▸ Direction: In the material below, count the lines with the word "Emit" and state that number only.

▸ Data lines:
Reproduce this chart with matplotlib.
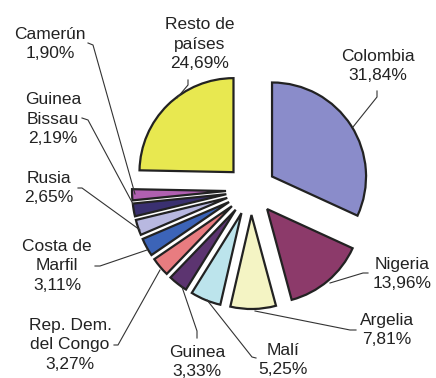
import matplotlib.pyplot as plt

plt.rcParams['font.family'] = ['Liberation Sans', 'DejaVu Sans']

countries = ["Colombia", "Nigeria", "Argelia", "Malí", "Guinea",
             "Rep. Dem.\ndel Congo", "Costa de\nMarfil", "Rusia",
             "Guinea\nBissau", "Camerún", "Resto de\npaíses"]
shares = [31.84, 13.96, 7.81, 5.25, 3.33, 3.27, 3.11, 2.65, 2.19, 1.90, 24.69]
colors = ["#8a8cca", "#8c3a6a", "#f4f4c4", "#bce4ec", "#5c3470", "#e87c80",
          "#3c64b8", "#b8b8e0", "#3a3070", "#b060b0", "#e8e850"]

# label text position and leader line path (pixel coords, y down)
label_pos = [(378, 66), (402, 274), (387, 330), (283, 360), (197, 362),
             (70, 345), (57, 266), (49, 188), (53, 119), (50, 44), (200, 44)]
leaders = [
    [(377, 91), (377, 97), (353, 127)],
    [(368, 273), (363, 273), (330, 283)],
    [(356, 330), (350, 330), (255, 311)],
    [(256, 358), (252, 357), (207, 300)],
    [(197, 338), (197, 331), (182, 287)],
    [(114, 345), (118, 345), (160, 270)],
    [(95, 266), (100, 266), (147, 250)],
    [(78, 188), (82, 188), (140, 230)],
    [(82, 118), (88, 120), (133, 204)],
    [(88, 43), (93, 45), (135, 194)],
    [(188, 80), (188, 85), (177, 98)],
]

W, H = 436, 378
fig = plt.figure(figsize=(W / 100, H / 100), dpi=100)
ax = fig.add_axes([0, 0, 1, 1])

# explode is an absolute offset here since the axes work in pixels
ax.pie(shares, colors=colors, startangle=90, counterclock=False,
       radius=94, center=(251, H - 190), explode=[25] * len(shares),
       wedgeprops=dict(edgecolor="#222222", linewidth=1.6), frame=True)
ax.set_xlim(0, W)
ax.set_ylim(0, H)
ax.set_aspect('equal')
ax.axis('off')

for name, val, (x, y), path in zip(countries, shares, label_pos, leaders):
    txt = "{}\n{}%".format(name, "{:.2f}".format(val).replace(".", ","))
    ax.text(x, H - y, txt, ha='center', va='center', fontsize=12.5,
            color="#222222", linespacing=1.35)
    ax.plot([p[0] for p in path], [H - p[1] for p in path],
            color="#333333", linewidth=0.8)

fig.savefig("out.png", dpi=100)
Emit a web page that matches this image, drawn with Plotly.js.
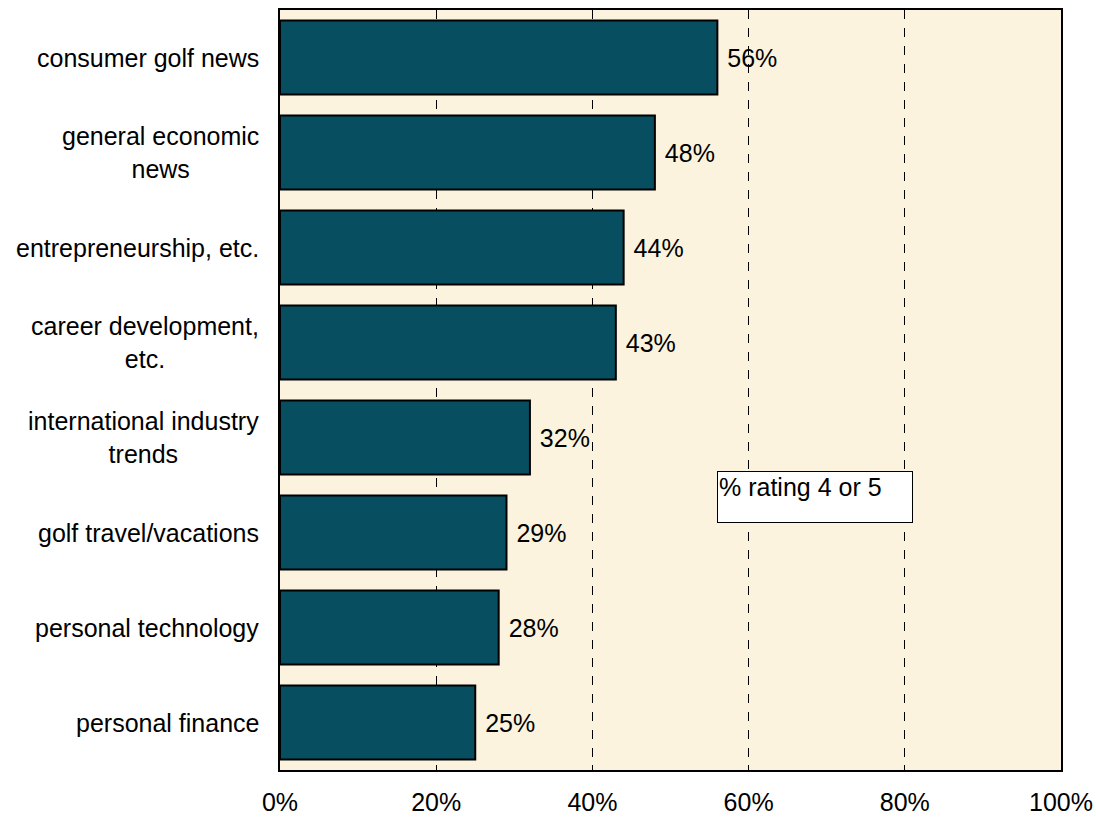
<!DOCTYPE html>
<html>
<head>
<meta charset="utf-8">
<script src="https://cdn.plot.ly/plotly-3.0.1.min.js"></script>
<style>html,body{margin:0;padding:0;background:#fff;}#chart{width:1096px;height:818px;}</style>
</head>
<body>
<div id="chart"></div>
<script>
const categories = [
  "consumer golf news",
  "general economic<br>news",
  "entrepreneurship, etc.",
  "career development,<br>etc.",
  "international industry<br>trends",
  "golf travel/vacations",
  "personal technology",
  "personal finance"
];
const values = [56, 48, 44, 43, 32, 29, 28, 25];
const valueLabels = values.map(v => "\u00a0" + v + "%");
const xTickVals = [0, 20, 40, 60, 80, 100];
const xTickText = ["0%", "20%", "40%", "60%", "80%", "100%"];
const noteText = "% rating 4 or 5";

const font = {family: "Liberation Sans, Arial, sans-serif", size: 25, color: "#000"};

const trace = {
  type: "bar",
  orientation: "h",
  y: categories,
  x: values,
  text: valueLabels,
  textposition: "outside",
  textfont: font,
  cliponaxis: false,
  width: 0.78,
  marker: {color: "#074f60", line: {color: "#000", width: 2}},
  hoverinfo: "none"
};

// category labels drawn as annotations so multi-line labels are centre-aligned
const catAnnotations = categories.map(c => ({
  xref: "paper",
  yref: "y",
  x: 0,
  xshift: -19,
  y: c,
  xanchor: "right",
  yanchor: "middle",
  align: "center",
  text: c,
  showarrow: false,
  font: font
}));

const layout = {
  width: 1096,
  height: 818,
  margin: {l: 280, r: 35, t: 10, b: 48, pad: 0},
  paper_bgcolor: "#ffffff",
  plot_bgcolor: "#fbf3de",
  font: font,
  showlegend: false,
  xaxis: {
    range: [0, 100],
    tickvals: xTickVals,
    ticktext: xTickText,
    showgrid: true,
    gridcolor: "#000",
    gridwidth: 1,
    griddash: "dash",
    zeroline: false,
    showline: true,
    linecolor: "#000",
    linewidth: 2,
    mirror: "ticks",
    ticks: "inside",
    ticklen: 5,
    tickcolor: "#000",
    tickfont: font,
    ticklabelstandoff: 9,
    fixedrange: true
  },
  yaxis: {
    autorange: "reversed",
    showgrid: false,
    zeroline: false,
    showline: true,
    linecolor: "#000",
    linewidth: 2,
    mirror: true,
    ticks: "",
    showticklabels: false,
    fixedrange: true
  },
  annotations: catAnnotations.concat([{
    xref: "x",
    yref: "paper",
    x: 56,
    y: 0.3934,
    xanchor: "left",
    yanchor: "top",
    text: noteText,
    showarrow: false,
    align: "left",
    valign: "top",
    width: 192,
    height: 48,
    bgcolor: "#ffffff",
    bordercolor: "#000",
    borderwidth: 1,
    borderpad: 1,
    font: font
  }])
};

Plotly.newPlot("chart", [trace], layout, {displayModeBar: false, staticPlot: true});
</script>
</body>
</html>
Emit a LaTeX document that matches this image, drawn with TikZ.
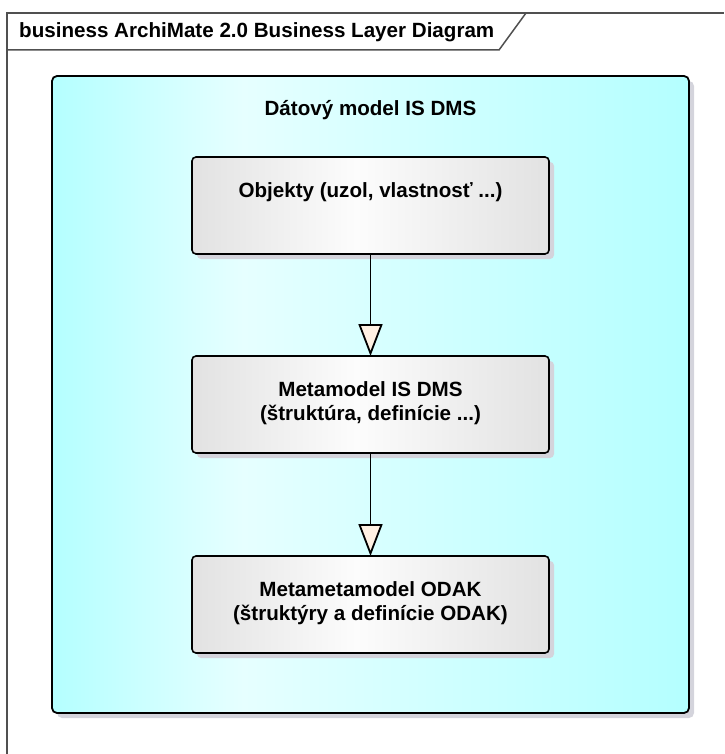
\documentclass[tikz,border=0pt]{standalone}
\usepackage{fontspec}
\setmainfont{Liberation Sans}
\usetikzlibrary{arrows.meta,shadows}
\definecolor{framegray}{HTML}{505050}
\definecolor{cyanedge}{HTML}{B4FFFF}
\definecolor{cyanmid}{HTML}{E6FFFF}
\definecolor{boxedge}{HTML}{E2E2E2}
\definecolor{boxmid}{HTML}{FCFCFC}
\definecolor{shadowgray}{HTML}{D4D4DC}
\definecolor{arrowfill}{HTML}{FFF1E3}
\pgfdeclarehorizontalshading{cyanfade}{100bp}{color(0bp)=(cyanedge); color(25bp)=(cyanedge); color(40bp)=(cyanmid); color(75bp)=(cyanedge); color(100bp)=(cyanedge)}
\pgfdeclarehorizontalshading{grayfade}{100bp}{color(0bp)=(boxedge); color(25bp)=(boxedge); color(48bp)=(boxmid); color(75bp)=(boxedge); color(100bp)=(boxedge)}
\begin{document}
\begin{tikzpicture}[x=1pt, y=-1pt,
    bigtext/.style={font=\fontsize{20.6}{23.5}\selectfont\bfseries, inner sep=0pt},
    modelbox/.style={draw=black, line width=1.8pt, rounded corners=5pt, shade, shading=cyanfade,
      minimum width=637pt, minimum height=637pt, inner sep=0pt, outer sep=0pt,
      drop shadow={shadow xshift=5pt, shadow yshift=-5pt, fill=shadowgray, opacity=1}},
    layerbox/.style={draw=black, line width=1.6pt, rounded corners=4pt, shade, shading=grayfade,
      minimum width=357pt, minimum height=97pt, inner sep=0pt, outer sep=0pt,
      drop shadow={shadow xshift=5pt, shadow yshift=-5pt, fill=shadowgray, opacity=1}},
    realize/.style={line width=1.8pt, -{Triangle[length=32pt, width=24pt, fill=arrowfill]}}]
    \useasboundingbox (0,0) rectangle (724,754);
    \draw[framegray, line width=1.5pt] (7,754) -- (7,13) -- (724,13);
    \draw[framegray, line width=1.5pt] (7,50) -- (499,50) -- (526,13);
    \node[bigtext, anchor=base west] (diagtitle) at (19,38) {business ArchiMate 2.0 Business Layer Diagram};
    \node[modelbox] (model) at (370.5,394.5) {};
    \node[bigtext, anchor=base] (modeltitle) at (370.5,116) {Dátový model IS DMS};
    \node[layerbox] (objects) at (370.5,205.5) {};
    \node[bigtext, anchor=base] (objectstext) at (370.5,197) {Objekty (uzol, vlastnosť ...)};
    \node[layerbox] (metamodel) at (370.5,404.5) {};
    \node[bigtext, anchor=base, align=center] (metamodeltext) at (370.5,420) {Metamodel IS DMS\\(štruktúra, definície ...)};
    \node[layerbox] (metameta) at (370.5,604.5) {};
    \node[bigtext, anchor=base, align=center] (metametatext) at (370.5,620) {Metametamodel ODAK\\(štruktýry a definície ODAK)};
    \draw[realize] (objects) -- (metamodel);
    \draw[realize] (metamodel) -- (metameta);
\end{tikzpicture}
\end{document}
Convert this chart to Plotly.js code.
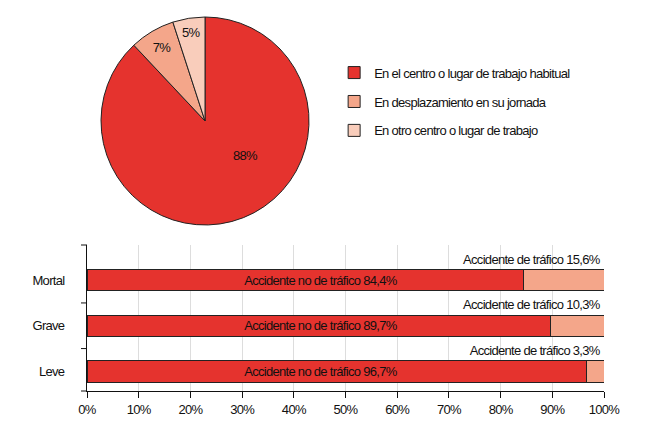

▸ Result: 2